It's what we've all been waiting for and now here we have it, folks, AMD's 2012-2013 roadmap. It's looking very much like an exciting time for the mobile segment with serious focus on APU designs, which will also scale all the way up to the mainstream desktop market, with AMD looking to push more and more towards all-in-one SoCs. The firm is looking to take risky but bold moves in pushing for superior integration and programmability of GPGPU cores with its new HSA architecture, as opposed to remaining purely performance focused.
As you can see, the vast majority of AMD's graphical technology over the next two years will be paired up with CPU cores in an APU configuration, though the firm is promising not only further advancements in HSA technology on its discrete GPUs in 2013, but also yet another evolution of its GPU architecture, which makes a lot of sense, Graphics Core Next, GCN, was the firm's first attempt at a design truly GPGPU focused; AMD will no doubt have learned many lessons, having much to change and improve.
For the duration of 2012, 28nm will not be gracing AMD's CPU or APU line-ups, however the company is still looking to achieve an impressive 4.5 watts from its 40nm Z-Series 'Hondo' APU, which, with any luck, will find its way into high-end tablet devices. Meanwhile the C- and E-series 'Brazos' cores will receive a minor update to 'Brazos 2.0', keeping them competitive with the entry-level 'Ultrabook' or, rather, 'Ultrathin' devices, as AMD terms it.

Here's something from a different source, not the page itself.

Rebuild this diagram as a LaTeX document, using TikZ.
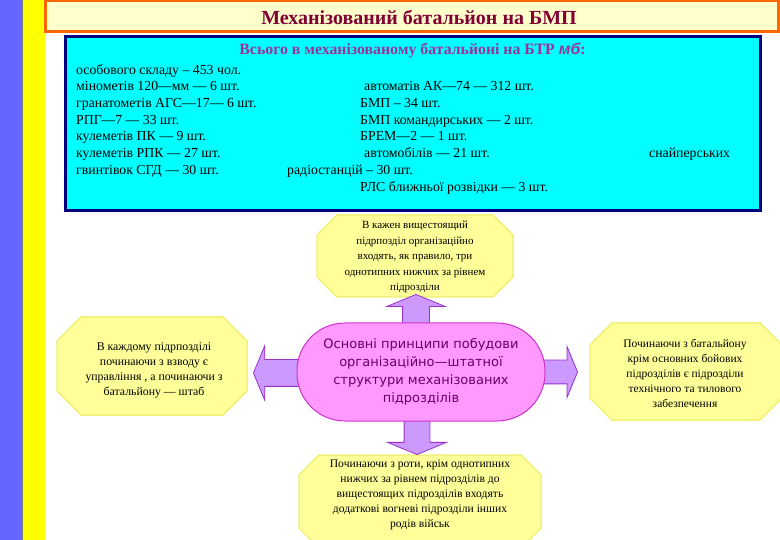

We all knew that 'Piledriver', AMD's answer to the poorly-received 'Bulldozer,' was coming to our desktops and laptops, however with a low voltage, 17 to 25 watt variant, the 'Trinity' of Piledriver and a new second-gen GPU, could offer up some very serious competition to the Ultrabook market, offering the performance of the current 35-watt A-series line-up, at half the power consumption.
2013 is somewhat of a double-edged sword for AMD fans, with performance desktop offerings (Piledriver) remaining at 32nm. On the 28nm front the firm begins to reach its vision of a heterogeneous architecture, where CPU and GPU work together, with its high-end 'Steamroller' and low-end 'Jaguar' cores, paired with an evolved GCN GPU, featuring an advanced HSA feature-set for new programming and efficiency possibilities.
This is where we see the firm's earlier bold decisions either sink or swim, with the CPU 'gearbox' removed in favour of an automatic drive, easier to work with but at the cost of some performance; AMD has looked to mitigate some of its risks by relying on open standards such as OpenCL to access its new HSA-focused designs, accelerating uptake of the new concept.
We can only hope that the Piledriver design is 'all that' as it must withstand the test of time whilst the firm focuses on its HSA baby. In this respect, AMD is playing a risky game as opposed to becoming more diverse and open minded, it could risk permanently sandwiching itself between Intel and ARM, as opposed to simply exploiting a gap in the market.